Goal of the exercise: Return the material exactly, first line through the line containing "Chart.register(...registerables);", and nothing more. Pictures stay out.

Dataset content:
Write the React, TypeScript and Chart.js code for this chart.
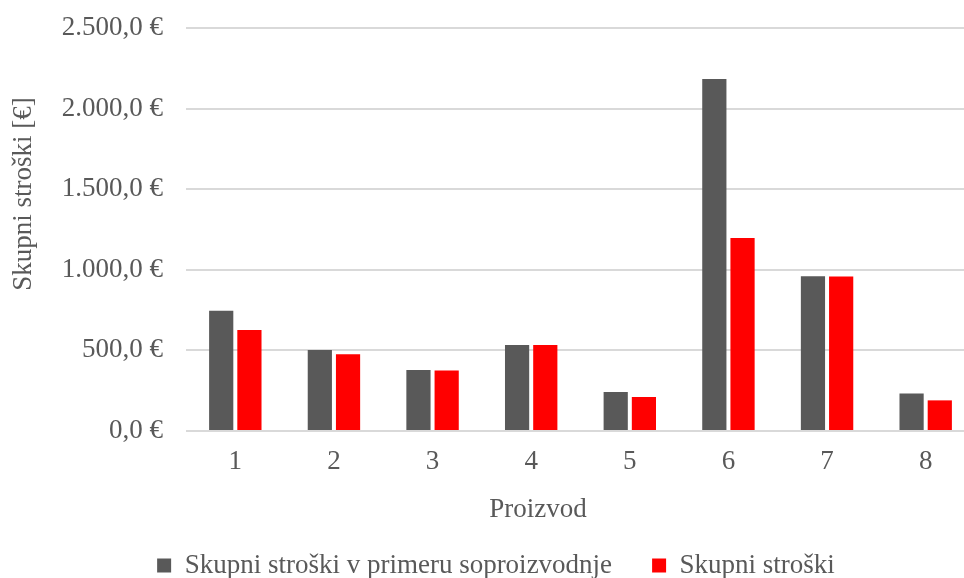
import { useEffect, useRef } from 'react';
import { Chart, registerables } from 'chart.js';

Chart.register(...registerables);

const categories = ['1', '2', '3', '4', '5', '6', '7', '8'];
const coProductionCosts = [746, 502, 378, 533, 242, 2184, 960, 232];
const totalCosts = [626, 476, 376, 533, 211, 1197, 958, 190];
const yTickValues = [0, 500, 1000, 1500, 2000, 2500];
const seriesNames = ['Skupni stroški v primeru soproizvodnje', 'Skupni stroški'];
const yTitle = 'Skupni stroški [€]';
const xTitle = 'Proizvod';

const FONT = '"Liberation Serif", "Times New Roman", serif';
const TEXT = '#595959';
const GRID = '#d9d9d9';

function formatEuro(v: number): string {
  const fixed = Number(v).toFixed(1);
  const [intPart, dec] = fixed.split('.');
  const withDots = intPart.replace(/\B(?=(\d{3})+(?!\d))/g, '.');
  return `${withDots},${dec} €`;
}

const titlesPlugin = {
  id: 'customAxisTitles',
  afterDraw(chart: any) {
    const ctx = chart.ctx;
    ctx.save();
    ctx.fillStyle = TEXT;
    ctx.font = `27px ${FONT}`;
    ctx.textAlign = 'center';
    ctx.textBaseline = 'middle';
    ctx.save();
    ctx.translate(24, 194);
    ctx.rotate(-Math.PI / 2);
    ctx.fillText(yTitle, 0, 0);
    ctx.restore();
    ctx.fillText(xTitle, 538, 510);
    ctx.restore();
  },
};

export default function App() {
  const canvasRef = useRef<HTMLCanvasElement | null>(null);

  useEffect(() => {
    const canvas = canvasRef.current;
    if (!canvas) return;
    const chart = new Chart(canvas, {
      type: 'bar',
      data: {
        labels: categories,
        datasets: [
          {
            label: seriesNames[0],
            data: coProductionCosts,
            backgroundColor: '#595959',
            borderWidth: 0,
            categoryPercentage: 0.572,
            barPercentage: 0.858,
          },
          {
            label: seriesNames[1],
            data: totalCosts,
            backgroundColor: '#ff0000',
            borderWidth: 0,
            categoryPercentage: 0.572,
            barPercentage: 0.858,
          },
        ],
      },
      options: {
        responsive: false,
        animation: false,
        devicePixelRatio: 1,
        layout: { padding: { left: 17, right: 5, top: 28, bottom: 0 } },
        plugins: {
          tooltip: { enabled: false },
          legend: {
            position: 'bottom',
            labels: {
              color: TEXT,
              font: { family: FONT, size: 27 },
              boxWidth: 14,
              boxHeight: 14,
              padding: 40,
            },
          },
        },
        scales: {
          x: {
            grid: { display: false },
            border: { display: false },
            ticks: {
              color: TEXT,
              font: { family: FONT, size: 27 },
              padding: 7,
            },
            afterFit: (scale: any) => {
              scale.height = 81;
              scale.paddingLeft = 0;
              scale.paddingRight = 0;
            },
          },
          y: {
            min: 0,
            max: 2500,
            afterBuildTicks: (scale: any) => {
              scale.ticks = yTickValues.map((v) => ({ value: v }));
            },
            grid: { color: GRID, lineWidth: 2, drawTicks: false },
            border: { display: false },
            ticks: {
              color: TEXT,
              font: { family: FONT, size: 27 },
              padding: 23,
              callback: (v: any) => formatEuro(Number(v)),
            },
            afterFit: (scale: any) => {
              scale.width = 169;
              scale.paddingTop = 0;
              scale.paddingBottom = 0;
            },
          },
        },
      },
      plugins: [titlesPlugin],
    });
    return () => chart.destroy();
  }, []);

  return (
    <div
      style={{
        position: 'fixed',
        left: 0,
        top: 0,
        width: 964,
        height: 578,
        overflow: 'hidden',
        background: '#ffffff',
      }}
    >
      <canvas ref={canvasRef} width={980} height={589} style={{ display: 'block' }} />
    </div>
  );
}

Task solution:
Write the React, TypeScript and Chart.js code for this chart.
import { useEffect, useRef } from 'react';
import { Chart, registerables } from 'chart.js';

Chart.register(...registerables);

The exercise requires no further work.